WELLINGTON, New Zealand -- Three teenagers survived 50 days adrift in a tiny boat in the South Pacific by drinking rainwater and eating raw fish and a sea gull before being rescued by a passing trawler, a senior crewman on the fishing vessel said.
The trio -- Samuel Pelesa and Filo Filo, both 15, and Edward Nasau, 14 -- had been given up for dead on their coral atoll in the Tokelau islands, where a memorial service was held for them after extensive searches failed to find them.
The boys set off Oct. 5 in their aluminum dinghy from their home island to one nearby. It's not known how they went missing, but the outboard motor on their boat may have broken down at sea.
Worried family members reported them missing and the New Zealand air force launched a sea search. No sign of the tiny boat was found.
On Wednesday, the tuna boat San Nikuna spotted a small dinghy bobbing in the open sea northeast of Fiji, with three people aboard waving frantically, said first mate Tai Fredricsen. They had drifted 800 miles from where they set out.
"We saw a small vessel, a little speedboat on our bows, and we knew it was a little weird," Fredricsen said.
The fishing boat pulled up alongside the smaller vessel and asked the teenagers if they needed any help, to which they readily replied that they did.
"All they could say was 'thank you very much for stopping,'" Fredricsen told New Zealand's National Radio on Thursday by phone from the ship. "In a physical sense, they look very physically depleted, but mentally -- very high."
The teens and their boat were hauled aboard the fishing trawler, which was on its way to Fiji today where it would deliver the trio into medical care.
Fredricsen said the boys were dehydrated, sunburned and very thin, but otherwise seemed well. The tuna boat's crew gave them small portions of fruit and fluids.
Fredricsen said the boys reported having just two coconuts with them when they set out. During their ordeal, they drank rainwater that collected in the boat and ate fish they had caught. Once, they managed to grab a sea bird that landed on the boat and they devoured that, Fredricsen said.
The rescue came not a moment too soon: Fredricsen said they had begun to drink sea water because it hadn't rained in the past few nights.
He said the waters where the teenagers were spotted are very isolated and commercial vessels rarely pass through.

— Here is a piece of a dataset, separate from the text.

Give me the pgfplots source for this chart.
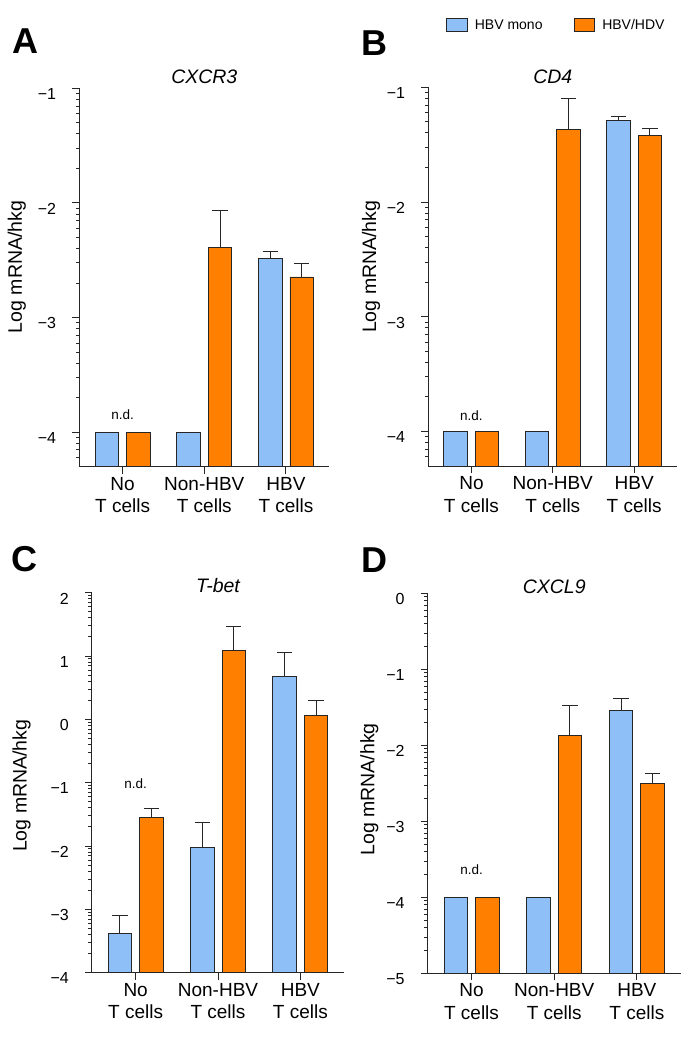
\documentclass[border=0pt]{standalone}
\usepackage{fontspec}
\setmainfont{Liberation Sans}
\usepackage{pgfplots}
\pgfplotsset{compat=1.18}
\definecolor{hbvblue}{RGB}{143,191,247}
\definecolor{hdvorange}{RGB}{255,128,0}
\definecolor{edge}{RGB}{38,38,38}
\tikzset{ndlabel/.style={font=\fontsize{13.5}{15}\selectfont, anchor=base}}
\pgfplotsset{
  panel/.style={
    scale only axis,
    axis x line*=bottom,
    axis y line*=left,
    axis line style={line width=1pt, edge},
    xmin=-0.53, xmax=2.53,
    xtick={0,1,2},
    xticklabels={No\\T cells, Non-HBV\\T cells, HBV\\T cells},
    xticklabel style={align=center, font=\fontsize{19}{22.5}\selectfont, text=black},
    yticklabel style={font=\fontsize{16}{18}\selectfont, anchor=north east, inner sep=0pt, text=black, xshift=-16pt},
    tick align=outside,
    major tick length=7pt,
    minor tick length=3.5pt,
    tick style={line width=1pt, edge},
    ylabel={Log mRNA/hkg},
    ylabel style={font=\fontsize{19.5}{22}\selectfont, anchor=center},
    title style={font=\fontsize{19.5}{22}\selectfont\itshape, anchor=base},
    clip=false,
  },
  bluebar/.style={ybar, bar width=23.5pt, bar shift=-15.75pt, fill=hbvblue, draw=edge, line width=0.9pt},
  orangebar/.style={ybar, bar width=23.5pt, bar shift=15.75pt, fill=hdvorange, draw=edge, line width=0.9pt},
  errs/.style={draw=none, mark=none, forget plot,
     error bars/.cd, y dir=plus, y explicit,
     error bar style={draw=edge, line width=1pt, solid},
     error mark options={rotate=90, mark size=7.7pt, draw=edge, line width=1pt, solid}},
  boxlegend/.style={legend image code/.code={\draw[##1, line width=1pt] (0pt,-6.35pt) rectangle (20.7pt,6.35pt);}},
}
\begin{document}
\begin{tikzpicture}
\path[use as bounding box] (0,0) rectangle (692pt,-1039pt);

% ---------------- A: CXCR3
\begin{axis}[panel,
  at={(79.3pt,-466.7pt)}, anchor=south west, width=250pt, height=378.4pt,
  ymin=-4.301, ymax=-1,
  y coord trafo/.code={\pgfmathparse{#1+4.301}},
  y coord inv trafo/.code={\pgfmathparse{#1-4.301}},
  ytick={-4,-3,-2,-1}, yticklabels={−4,−3,−2,−1},
  minor ytick={-4.222,-4.155,-4.097,-4.046,
    -3.699,-3.523,-3.398,-3.301,-3.222,-3.155,-3.097,-3.046,
    -2.699,-2.523,-2.398,-2.301,-2.222,-2.155,-2.097,-2.046,
    -1.699,-1.523,-1.398,-1.301,-1.222,-1.155,-1.097,-1.046},
  title={CXCR3}, title style={at={(0.5,1)}, yshift=-1pt},
  ylabel style={at={(axis description cs:-0.25,0.528)}},
]
\addplot[bluebar] coordinates {(0,-4) (1,-4) (2,-2.487)};
\addplot[orangebar] coordinates {(0,-4) (1,-2.391) (2,-2.646)};
\addplot[errs] coordinates {(1.8072,-2.487) +- (0,0.067)};
\addplot[errs] coordinates {(1.1928,-2.391) +- (0,0.325) (2.1928,-2.646) +- (0,0.121)};
\node[ndlabel] at (axis cs:0,-3.893) {n.d.};
\end{axis}

% ---------------- B: CD4
\begin{axis}[panel,
  at={(428.3pt,-466pt)}, anchor=south west, width=249pt, height=378.7pt,
  ymin=-4.301, ymax=-1,
  y coord trafo/.code={\pgfmathparse{#1+4.301}},
  y coord inv trafo/.code={\pgfmathparse{#1-4.301}},
  ytick={-4,-3,-2,-1}, yticklabels={−4,−3,−2,−1},
  minor ytick={-4.222,-4.155,-4.097,-4.046,
    -3.699,-3.523,-3.398,-3.301,-3.222,-3.155,-3.097,-3.046,
    -2.699,-2.523,-2.398,-2.301,-2.222,-2.155,-2.097,-2.046,
    -1.699,-1.523,-1.398,-1.301,-1.222,-1.155,-1.097,-1.046},
  title={CD4}, title style={at={(0.5,1)}, yshift=-2pt},
  ylabel style={at={(axis description cs:-0.23,0.526)}},
  legend columns=2,
  legend cell align=left,
  legend style={draw=none, fill=none, at={(axis description cs:0.071,1.164)}, anchor=west,
    font=\fontsize{14}{16}\selectfont, inner sep=0pt,
    /tikz/every odd column/.append style={column sep=5pt},
    /tikz/every even column/.append style={column sep=29pt}},
]
\addplot[bluebar, boxlegend] coordinates {(0,-4) (1,-4) (2,-1.287)};
\addlegendentry{HBV mono}
\addplot[orangebar, boxlegend] coordinates {(0,-4) (1,-1.368) (2,-1.420)};
\addlegendentry{HBV/HDV}
\addplot[errs] coordinates {(1.8064,-1.287) +- (0,0.030)};
\addplot[errs] coordinates {(1.1936,-1.368) +- (0,0.267) (2.1936,-1.420) +- (0,0.058)};
\node[ndlabel] at (axis cs:0,-3.9) {n.d.};
\end{axis}

% ---------------- C: T-bet
\begin{axis}[panel,
  at={(92pt,-972.7pt)}, anchor=south west, width=252pt, height=380pt,
  ymin=-4, ymax=2,
  y coord trafo/.code={\pgfmathparse{#1+4}},
  y coord inv trafo/.code={\pgfmathparse{#1-4}},
  ytick={-4,-3,-2,-1,0,1,2}, yticklabels={−4,−3,−2,−1,0,1,2},
  minor ytick={-3.699,-3.523,-3.398,-3.301,-3.222,-3.155,-3.097,-3.046,
    -2.699,-2.523,-2.398,-2.301,-2.222,-2.155,-2.097,-2.046,
    -1.699,-1.523,-1.398,-1.301,-1.222,-1.155,-1.097,-1.046,
    -0.699,-0.523,-0.398,-0.301,-0.222,-0.155,-0.097,-0.046,
    0.301,0.477,0.602,0.699,0.778,0.845,0.903,0.954,
    1.301,1.477,1.602,1.699,1.778,1.845,1.903,1.954},
  title={T-bet}, title style={at={(0.5,1)}, yshift=-6pt},
  ylabel style={at={(axis description cs:-0.279,0.492)}},
]
\addplot[bluebar] coordinates {(0,-3.379) (1,-2.021) (2,0.674)};
\addplot[orangebar] coordinates {(0,-1.547) (1,1.084) (2,0.058)};
\addplot[errs] coordinates {(-0.1913,-3.379) +- (0,0.290) (0.8087,-2.021) +- (0,0.389) (1.8087,0.674) +- (0,0.389)};
\addplot[errs] coordinates {(0.1913,-1.547) +- (0,0.137) (1.1913,1.084) +- (0,0.390) (2.1913,0.058) +- (0,0.237)};
\node[ndlabel] at (axis cs:0,-1.09) {n.d.};
\end{axis}

% ---------------- D: CXCL9
\begin{axis}[panel,
  at={(427.7pt,-973.3pt)}, anchor=south west, width=253pt, height=380pt,
  ymin=-5, ymax=0,
  y coord trafo/.code={\pgfmathparse{#1+5}},
  y coord inv trafo/.code={\pgfmathparse{#1-5}},
  ytick={-5,-4,-3,-2,-1,0}, yticklabels={−5,−4,−3,−2,−1,0},
  minor ytick={-4.699,-4.523,-4.398,-4.301,-4.222,-4.155,-4.097,-4.046,
    -3.699,-3.523,-3.398,-3.301,-3.222,-3.155,-3.097,-3.046,
    -2.699,-2.523,-2.398,-2.301,-2.222,-2.155,-2.097,-2.046,
    -1.699,-1.523,-1.398,-1.301,-1.222,-1.155,-1.097,-1.046,
    -0.699,-0.523,-0.398,-0.301,-0.222,-0.155,-0.097,-0.046},
  title={CXCL9}, title style={at={(0.5,1)}, yshift=-6pt},
  ylabel style={at={(axis description cs:-0.231,0.484)}},
]
\addplot[bluebar] coordinates {(0,-4) (1,-4) (2,-1.544)};
\addplot[orangebar] coordinates {(0,-4) (1,-1.873) (2,-2.500)};
\addplot[errs] coordinates {(1.8095,-1.544) +- (0,0.154)};
\addplot[errs] coordinates {(1.1905,-1.873) +- (0,0.395) (2.1905,-2.500) +- (0,0.123)};
\node[ndlabel] at (axis cs:0,-3.697) {n.d.};
\end{axis}

\node[anchor=base west, inner sep=0pt, font=\fontsize{36}{40}\selectfont\bfseries] at (12pt,-53.3pt) {A};
\node[anchor=base west, inner sep=0pt, font=\fontsize{36}{40}\selectfont\bfseries] at (361pt,-55pt) {B};
\node[anchor=base west, inner sep=0pt, font=\fontsize{36}{40}\selectfont\bfseries] at (11.5pt,-571.7pt) {C};
\node[anchor=base west, inner sep=0pt, font=\fontsize{36}{40}\selectfont\bfseries] at (361pt,-572pt) {D};
\end{tikzpicture}
\end{document}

The San Nikuna was there trying to shorten its return journey to New Zealand.
The boys come from the atoll of Atafu, one of three that comprises the tiny Tokelau island group where 1,500 people live.
The teens were able to telephone home from the San Nikuna, where one of them spoke to his grandmother and gave them the news that they were alive.
"It's a miracle, it's a miracle," said Tanu Filo, the father of Filo Filo. "The whole village, the whole village, they were so excited and cried and they sang songs and were hugging each other. Everybody was yelling and shouting the good news."
Atafu, Nukunonu and Fakaofo, picture-perfect South Pacific islets, lie 300 miles (500 kilometers) north of Samoa, surrounded by 128 mostly uninhabited coconut palm-covered islets. The territory has a total land area of just 4.7 square miles (12.2 square kilometers).